La película de Ray es como trasladar Casablanca al lejano oeste, pero a la inversa: un hombre que regresa, un garito, una mujer y un pasado, y hasta un piano, con una música verdaderamente inolvidable. Johnny (Sterling Hayden) llega al saloon de Vienna (Joan Crawford), un café excavado a los pies de una cueva, a las afueras de una ciudad, como decorado de un paisaje desértico de tierra rojiza, ventoso y salvaje. Poco después sabremos que ha sido Vienna la que ha llamado a Johnny, un vaquero (aparentemente) desarmado que llega con una guitarra al cuello. A Vienna le muestran amor y lealtad sus trabajadores, pero también es odiada por otros, en especial por Emma Small (Mercedes McCambridge).

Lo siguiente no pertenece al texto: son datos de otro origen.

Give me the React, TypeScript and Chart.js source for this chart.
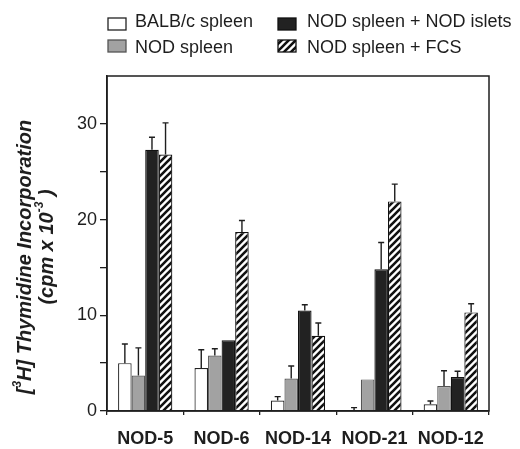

Es esta una historia cargada de dramatismo y pasión, con una dirección magistral de Nicholas Ray, si bien uno de los elementos fundamentales tiene que ver con el procesado de película utilizado, que pocas veces ha sido tan relevante: el Trucolor, así como el director de fotografía, Harry Stradling, que posteriormente trabajaría a las órdenes de Roger Corman en sus adaptaciones de las narraciones de E. A. Poe.

El guión de Philip Yordan nos regala una verdadera colección de diálogos ya míticos, una novela que por cierto Roy Chanslor, su autor, le había dedicado a la propia Joan Crawford, que adquirió los derechos con el fin de llevarla a la pantalla. Crawford nunca tuvo la intención de que el papel de Emma Small recayese en Mercedes McCambridge, pero debido al alto caché de otras estrellas de la época no le quedó más remedio que contratarla, y la relación de ambas durante el rodaje fue complicada, y en algunos momentos tensa, con celos por parte de Crawford porque McCambridge era más joven que ella, y por parte de esta última porque en el pasado Crawford había tenido una relación con su marido, Fletcher Markle.

Johnny Guitar nos deja la retina hermosamente herida, con el intenso colorido de cada fotograma y los vestidos de Vienna: el blanco de encaje mientras toca el piano en un ambiente trastornado, la camisa roja y el pañuelo amarillo anudado al cuello, o la negra y el pañuelo verde; también el vestuario de camisas negras de la comitiva que regresa del funeral con el fin de tomarse la justicia por su mano; el candelabro del saloon más propio de una película de la Hammer, y la sublime música compuesta por Victor Young (El hombre tranquilo, Raíces profundas), leitmotiv que se repite constantemente y en otros momentos sólo se intuye, hasta que Peggy Lee pone la guinda con su voz cantando como pocas veces se ha cantado.

La enérgica imagen de Crawford tras la barra y la forma de coger el revólver son verdaderamente icónicas; en realidad esta película debía haberse titulado como su protagonista: Vienna.